So the CA Supreme Court just handed down their decision. You can read it here. I know that there are going to be a LOT of opinions on this issue, but I think that there are some important considerations with respect to this ruling.
First, let it be said that the furor is over an amendment that was passed by the voters of California. Just because the majority believes something does not make it right (that is mob rule, i.e. democracy); there are checks and balances in the system to make sure that the majority does not override the rights of a minority. That is what a federal republic is all about, which is the system of government that we practice. Here is how it went down:
- The voters of California spoke (and with a margin about as wide as President Obama’s defeat of John McCain in the presidential election, lest anyone think that the margin was too thin to count).
- There was an appeal by the minority; this is just fine and the way that the system is designed to function!
- That appeal was taken to the highest court in the state, which heard the appeal from a well-funded and researched legal team who made the best argument they could.
- That court ruled that the people of California have the right to amend their constitution by vote.
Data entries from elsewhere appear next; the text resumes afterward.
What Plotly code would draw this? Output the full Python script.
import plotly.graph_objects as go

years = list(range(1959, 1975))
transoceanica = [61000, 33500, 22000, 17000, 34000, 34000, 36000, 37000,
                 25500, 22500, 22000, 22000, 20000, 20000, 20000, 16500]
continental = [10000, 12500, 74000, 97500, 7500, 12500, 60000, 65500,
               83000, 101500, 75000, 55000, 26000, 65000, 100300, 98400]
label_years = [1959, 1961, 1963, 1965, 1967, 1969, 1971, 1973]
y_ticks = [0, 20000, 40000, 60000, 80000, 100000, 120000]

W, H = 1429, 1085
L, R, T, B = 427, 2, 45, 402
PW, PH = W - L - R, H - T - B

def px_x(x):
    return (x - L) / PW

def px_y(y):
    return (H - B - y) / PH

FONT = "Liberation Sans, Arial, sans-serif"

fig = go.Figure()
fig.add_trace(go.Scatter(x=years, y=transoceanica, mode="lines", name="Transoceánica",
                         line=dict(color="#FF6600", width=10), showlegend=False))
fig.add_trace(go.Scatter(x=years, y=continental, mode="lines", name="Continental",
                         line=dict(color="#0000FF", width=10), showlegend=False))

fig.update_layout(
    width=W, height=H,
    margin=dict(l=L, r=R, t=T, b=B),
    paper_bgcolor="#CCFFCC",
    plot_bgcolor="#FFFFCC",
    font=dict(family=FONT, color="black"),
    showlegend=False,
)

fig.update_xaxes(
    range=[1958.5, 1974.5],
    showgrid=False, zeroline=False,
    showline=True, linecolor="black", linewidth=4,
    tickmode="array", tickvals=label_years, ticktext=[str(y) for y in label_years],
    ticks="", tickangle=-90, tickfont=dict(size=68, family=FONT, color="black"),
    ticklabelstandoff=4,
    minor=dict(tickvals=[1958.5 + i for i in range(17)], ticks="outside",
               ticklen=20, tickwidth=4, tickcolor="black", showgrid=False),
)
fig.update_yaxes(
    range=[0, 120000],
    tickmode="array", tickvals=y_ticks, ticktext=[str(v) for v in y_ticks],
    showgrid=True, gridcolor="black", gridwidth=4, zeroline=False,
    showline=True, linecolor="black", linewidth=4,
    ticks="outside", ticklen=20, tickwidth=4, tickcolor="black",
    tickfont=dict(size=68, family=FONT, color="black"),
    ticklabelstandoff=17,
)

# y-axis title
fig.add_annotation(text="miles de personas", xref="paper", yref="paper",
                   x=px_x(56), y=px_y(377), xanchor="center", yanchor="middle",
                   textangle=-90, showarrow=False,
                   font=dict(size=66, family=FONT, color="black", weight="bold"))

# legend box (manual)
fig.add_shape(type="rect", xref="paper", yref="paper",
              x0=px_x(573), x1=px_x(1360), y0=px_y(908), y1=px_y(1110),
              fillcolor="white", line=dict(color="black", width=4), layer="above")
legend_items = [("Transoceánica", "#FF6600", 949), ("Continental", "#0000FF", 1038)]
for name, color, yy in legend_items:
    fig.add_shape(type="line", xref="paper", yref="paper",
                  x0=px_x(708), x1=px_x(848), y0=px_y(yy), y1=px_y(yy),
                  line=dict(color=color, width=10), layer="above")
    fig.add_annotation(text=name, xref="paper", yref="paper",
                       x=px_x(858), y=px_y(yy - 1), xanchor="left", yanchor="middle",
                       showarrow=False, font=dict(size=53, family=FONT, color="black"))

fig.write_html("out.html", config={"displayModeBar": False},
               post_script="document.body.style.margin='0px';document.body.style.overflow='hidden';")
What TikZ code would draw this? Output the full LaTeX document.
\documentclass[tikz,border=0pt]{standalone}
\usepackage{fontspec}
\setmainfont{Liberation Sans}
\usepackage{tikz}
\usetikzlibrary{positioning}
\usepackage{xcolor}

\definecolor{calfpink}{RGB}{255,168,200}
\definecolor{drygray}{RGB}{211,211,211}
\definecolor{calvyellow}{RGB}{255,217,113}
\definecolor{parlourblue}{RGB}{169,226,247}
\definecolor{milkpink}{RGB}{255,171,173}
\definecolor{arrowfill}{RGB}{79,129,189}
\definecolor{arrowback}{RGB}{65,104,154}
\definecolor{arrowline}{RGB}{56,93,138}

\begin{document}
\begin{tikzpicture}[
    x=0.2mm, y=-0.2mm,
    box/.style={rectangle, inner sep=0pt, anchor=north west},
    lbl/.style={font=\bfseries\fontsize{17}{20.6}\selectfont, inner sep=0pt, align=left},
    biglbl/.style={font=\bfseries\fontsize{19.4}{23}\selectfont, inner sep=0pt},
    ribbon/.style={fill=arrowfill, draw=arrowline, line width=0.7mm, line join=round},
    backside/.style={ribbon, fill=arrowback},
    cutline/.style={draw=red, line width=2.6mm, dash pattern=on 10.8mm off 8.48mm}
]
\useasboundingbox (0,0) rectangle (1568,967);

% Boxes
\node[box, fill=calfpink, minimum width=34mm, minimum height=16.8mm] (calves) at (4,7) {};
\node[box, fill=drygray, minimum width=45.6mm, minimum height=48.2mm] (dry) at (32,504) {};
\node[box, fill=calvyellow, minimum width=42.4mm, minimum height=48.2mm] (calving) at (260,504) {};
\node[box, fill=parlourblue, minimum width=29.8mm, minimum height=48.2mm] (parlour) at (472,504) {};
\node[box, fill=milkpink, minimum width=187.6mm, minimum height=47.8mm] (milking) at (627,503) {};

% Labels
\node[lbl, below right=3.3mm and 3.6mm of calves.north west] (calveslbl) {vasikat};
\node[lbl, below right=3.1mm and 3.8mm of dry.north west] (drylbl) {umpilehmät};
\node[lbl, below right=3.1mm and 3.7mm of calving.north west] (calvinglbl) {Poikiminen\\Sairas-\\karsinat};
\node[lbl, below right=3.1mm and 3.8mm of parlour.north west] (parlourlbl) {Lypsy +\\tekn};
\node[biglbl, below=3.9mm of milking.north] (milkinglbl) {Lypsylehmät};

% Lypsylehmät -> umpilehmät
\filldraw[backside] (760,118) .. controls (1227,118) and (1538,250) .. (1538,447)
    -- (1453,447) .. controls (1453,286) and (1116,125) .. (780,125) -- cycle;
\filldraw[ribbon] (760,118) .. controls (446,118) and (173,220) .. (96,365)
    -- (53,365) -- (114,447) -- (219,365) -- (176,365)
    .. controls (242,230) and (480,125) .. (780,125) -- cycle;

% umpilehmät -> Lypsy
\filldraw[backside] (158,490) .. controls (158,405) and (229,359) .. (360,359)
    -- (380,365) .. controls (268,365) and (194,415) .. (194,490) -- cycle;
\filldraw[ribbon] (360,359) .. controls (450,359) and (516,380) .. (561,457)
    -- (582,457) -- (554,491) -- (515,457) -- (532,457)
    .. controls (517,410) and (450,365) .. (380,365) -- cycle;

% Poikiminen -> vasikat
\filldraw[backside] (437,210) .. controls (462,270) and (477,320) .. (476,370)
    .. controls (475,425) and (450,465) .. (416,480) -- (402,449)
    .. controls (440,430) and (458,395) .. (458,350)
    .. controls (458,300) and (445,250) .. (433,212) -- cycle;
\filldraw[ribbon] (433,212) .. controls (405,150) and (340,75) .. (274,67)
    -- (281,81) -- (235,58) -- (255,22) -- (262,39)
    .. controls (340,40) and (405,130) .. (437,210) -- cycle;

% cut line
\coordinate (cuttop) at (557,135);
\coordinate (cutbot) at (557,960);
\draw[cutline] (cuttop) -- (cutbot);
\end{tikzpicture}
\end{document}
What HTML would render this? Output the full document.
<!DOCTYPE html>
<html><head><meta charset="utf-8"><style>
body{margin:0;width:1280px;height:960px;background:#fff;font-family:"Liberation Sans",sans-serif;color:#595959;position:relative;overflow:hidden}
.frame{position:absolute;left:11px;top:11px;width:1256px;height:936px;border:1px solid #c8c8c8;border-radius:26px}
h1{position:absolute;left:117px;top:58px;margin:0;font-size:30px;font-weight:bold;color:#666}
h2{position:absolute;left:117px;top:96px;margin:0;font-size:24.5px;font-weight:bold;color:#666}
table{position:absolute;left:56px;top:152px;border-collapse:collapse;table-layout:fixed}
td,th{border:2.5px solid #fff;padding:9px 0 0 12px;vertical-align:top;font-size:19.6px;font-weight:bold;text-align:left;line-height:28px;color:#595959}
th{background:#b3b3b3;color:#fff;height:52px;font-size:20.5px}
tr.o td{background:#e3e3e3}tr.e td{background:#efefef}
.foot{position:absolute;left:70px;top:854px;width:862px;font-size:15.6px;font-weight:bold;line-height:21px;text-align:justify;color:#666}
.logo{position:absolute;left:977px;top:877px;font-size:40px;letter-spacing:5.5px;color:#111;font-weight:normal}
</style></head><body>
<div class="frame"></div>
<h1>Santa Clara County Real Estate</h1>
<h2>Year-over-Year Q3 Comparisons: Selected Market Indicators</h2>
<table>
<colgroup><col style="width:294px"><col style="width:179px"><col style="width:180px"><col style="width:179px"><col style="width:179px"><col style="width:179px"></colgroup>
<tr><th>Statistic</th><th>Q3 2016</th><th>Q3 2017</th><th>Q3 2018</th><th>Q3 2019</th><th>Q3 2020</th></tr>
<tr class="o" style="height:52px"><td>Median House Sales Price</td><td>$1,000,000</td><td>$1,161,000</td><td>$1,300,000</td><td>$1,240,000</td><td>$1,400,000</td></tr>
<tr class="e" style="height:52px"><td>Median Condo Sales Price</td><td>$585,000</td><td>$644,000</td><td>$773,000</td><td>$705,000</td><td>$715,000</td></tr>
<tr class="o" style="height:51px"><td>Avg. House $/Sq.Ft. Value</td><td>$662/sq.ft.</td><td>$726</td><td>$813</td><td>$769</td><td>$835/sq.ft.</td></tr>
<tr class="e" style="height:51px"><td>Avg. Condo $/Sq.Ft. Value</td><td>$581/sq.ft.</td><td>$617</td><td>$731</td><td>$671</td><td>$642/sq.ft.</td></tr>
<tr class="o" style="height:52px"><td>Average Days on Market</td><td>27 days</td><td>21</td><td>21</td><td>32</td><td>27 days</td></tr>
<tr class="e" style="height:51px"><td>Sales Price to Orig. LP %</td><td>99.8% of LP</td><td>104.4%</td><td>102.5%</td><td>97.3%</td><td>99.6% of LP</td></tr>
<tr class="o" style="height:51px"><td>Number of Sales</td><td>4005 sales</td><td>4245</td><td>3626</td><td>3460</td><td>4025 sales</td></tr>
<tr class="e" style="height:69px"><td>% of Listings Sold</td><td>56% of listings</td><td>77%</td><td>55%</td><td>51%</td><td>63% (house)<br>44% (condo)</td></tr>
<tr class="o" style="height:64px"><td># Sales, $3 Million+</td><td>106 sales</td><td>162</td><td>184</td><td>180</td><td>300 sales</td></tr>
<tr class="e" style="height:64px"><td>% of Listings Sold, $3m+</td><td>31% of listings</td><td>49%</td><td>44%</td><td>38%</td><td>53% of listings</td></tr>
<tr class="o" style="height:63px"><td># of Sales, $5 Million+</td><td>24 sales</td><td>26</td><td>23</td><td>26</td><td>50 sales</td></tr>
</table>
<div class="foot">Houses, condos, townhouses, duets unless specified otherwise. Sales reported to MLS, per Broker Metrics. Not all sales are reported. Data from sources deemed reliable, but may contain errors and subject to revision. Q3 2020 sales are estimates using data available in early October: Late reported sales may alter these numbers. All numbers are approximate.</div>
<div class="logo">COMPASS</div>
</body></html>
If you want to read a great discussion of the topic of same sex marriage and the biblical issues behind it, you can’t do better than Kent DelHousaye’s article on the subject. He makes a compelling case. Go read it. No, I mean it. Now. I can wait.
No, for real…go read it.
Okay, done? Good. On with the show…
As a Christian I was somewhat torn over this one for awhile. (I know…I am supposed to be vehemently and angrily against same sex marriage because I am an evangelical Christian…sorry, I prefer to think about this stuff and come to a conclusion that is thought out, thoughtful, and understands the other side) The tension in my mind arises over trying to live life with a biblical outlook as someone who is trying to follow Christ. On the one hand, when I vote I try to vote for those laws and candidates who I believe honor God; it’s a “HWJV” (How Would Jesus Vote) thing. On the other hand, I can’t expect non-Christians to act like Christians (heck, a lot of Christians don’t act very Christian!) and I have a difficult time legislating morality. I am also wary of government interference…what will I feel like when the majority votes to outlaw Christian worship? I lean libertarian at times…so sue me.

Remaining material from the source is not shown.